Bu, Çin'in sarsılmayacağı anlamına gelmiyor. Trump ve çevresinin hesaplarına göre Çin'in ABD'ye ihtiyacı var. Trump'ın sürekli atıfta bulunduğu bu devasa ticaret dengesizliği olmadan, Çin'in ihracatı için buna denk bir pazar yok. Şi ve çalışma arkadaşlarının, ülkelerinin hızla artan refahı, nüfusunu beslemesi ve aynı zamanda şişen orta sınıfın servetindeki artışı körüklemesi için ABD'ye bel bağladığını düşünüyorlar.

Ticaret söz konusu olduğunda, ABD-Çin mücadelesi yeni bir mesele değil. Hatta Trump ilk döneminde ikisi arasındaki eşitsizliğin üstesinden gelmeye çalıştı. Çin, dış ticareti teşvik etmeyi sürdürürken iç tüketimi ve kendi kendine yetmeyi artırma anlamına gelen "ikili dolaşım" veya "yeni kalkınma modeliyle" yanıt verdi.

Trump ikinci kez şansını deniyor. Ancak daha az odaklanmış bir şekilde, üç hedefi tek bir saldırıya dönüştürüyor: Federal geliri artırmak, Kanada ve Meksika gibi ülkeleri uyuşturucu tedariki gibi finansal olmayan nedenlerle cezalandırmak ve daha eşit bir ticaret dengesi sağlamak. Bu, üç danışman grubunu içeriyordu ve bir karmaşa reçetesi oluşturdu.

Aynı zamanda ekonomiyi siyasetle harmanlamaya çalıştı ve tarifeler söz konusu olduğunda ikisi birbiriyle kaynaşmıyor. Ekonomistlere her zaman tarifelerin kötü bir fikir olduğu, dayatılmaması ve bunlara cevap verilmemesi gerektiği öğretilir. Ancak Trump, Amerika'nın siyasi onayını aldığına ve çoğu Amerikalının kendisini destekleyeceğine inanıyor.

Trump bu hamlenin yaklaştığının sinyalini defalarca verdi. Çinliler hazırlık yapabilmiştir. Trump ilk salvoyu yaptığına göre, Amerika'nın üç hedefi vurmak için bir füze ateşlemeye çalışmasını izleyebilirler.

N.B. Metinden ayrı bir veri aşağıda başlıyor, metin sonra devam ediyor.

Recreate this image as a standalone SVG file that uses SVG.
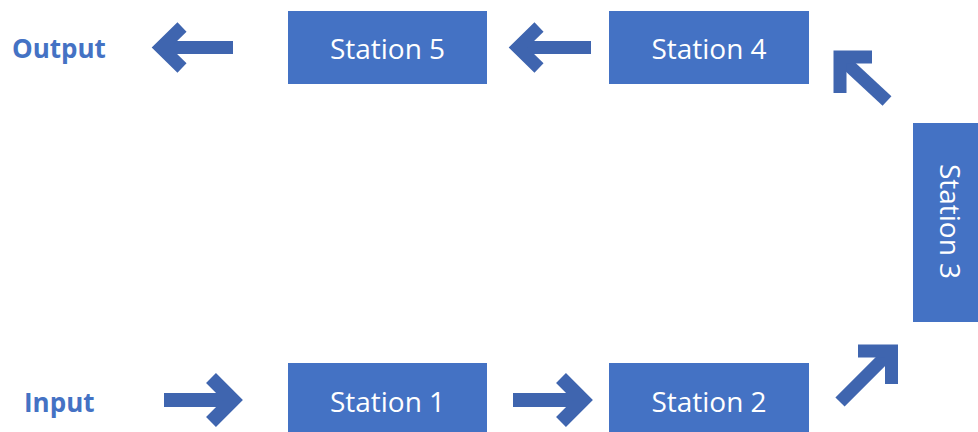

Trump, Çin'in ticaret fazlasına odaklanırken, ABD yönetiminin kendilerine önemli miktarda borçlu olmasından kaynaklanan kilit bir karta sahip olduklarının bilincindeki Çin, öncesinde Trump'ı ikinci bir devlet ziyaretine davet ederek muhtemelen eldeki tek kartını oynayan Birleşik Krallık'ın aksine, metanetini koruyup güvende kalabilir.

Çin, Amerikan dolarlarını doğrudan elden çıkarmasa da sertliğini başka yollarla ifade edebilir: ABD yatırımlarını yavaşlatarak, daha az yatırım yaparak ve sermayeyi başka yerlere yönlendirerek. Çin'in elindeki bir diğer güvence de üretimdeki küresel hakimiyetinin Amerika'nın finansal hizmetler ve yapay zekadaki hegemonyasıyla eşleşmesi. Dağınık ABD yaklaşımının artırdığı bölünmeden de faydalanabilirler. Avrupa, Pekin'e yaklaşmaya hazırlanma işaretlerini halihazırda gösteriyor.

Her iki süpergücün de canı yanacaktır, bunu yapmayacak kadar birbirlerine bağımlılar. Ancak ABD'nin yüksekten atmasını da bir zafer olasılığı gibi yorumlamak da bir hata olabilir. Bir uzlaşma sağlamak zorundalar. Bunun her iki lidere de itibar kaybettirmeden başarılması kritik önemde.

Trump ne söylerse söylesin ve Şi de ne söylemezse söylemesin, rekabetlerinin nereye varacağı neredeyse kesin.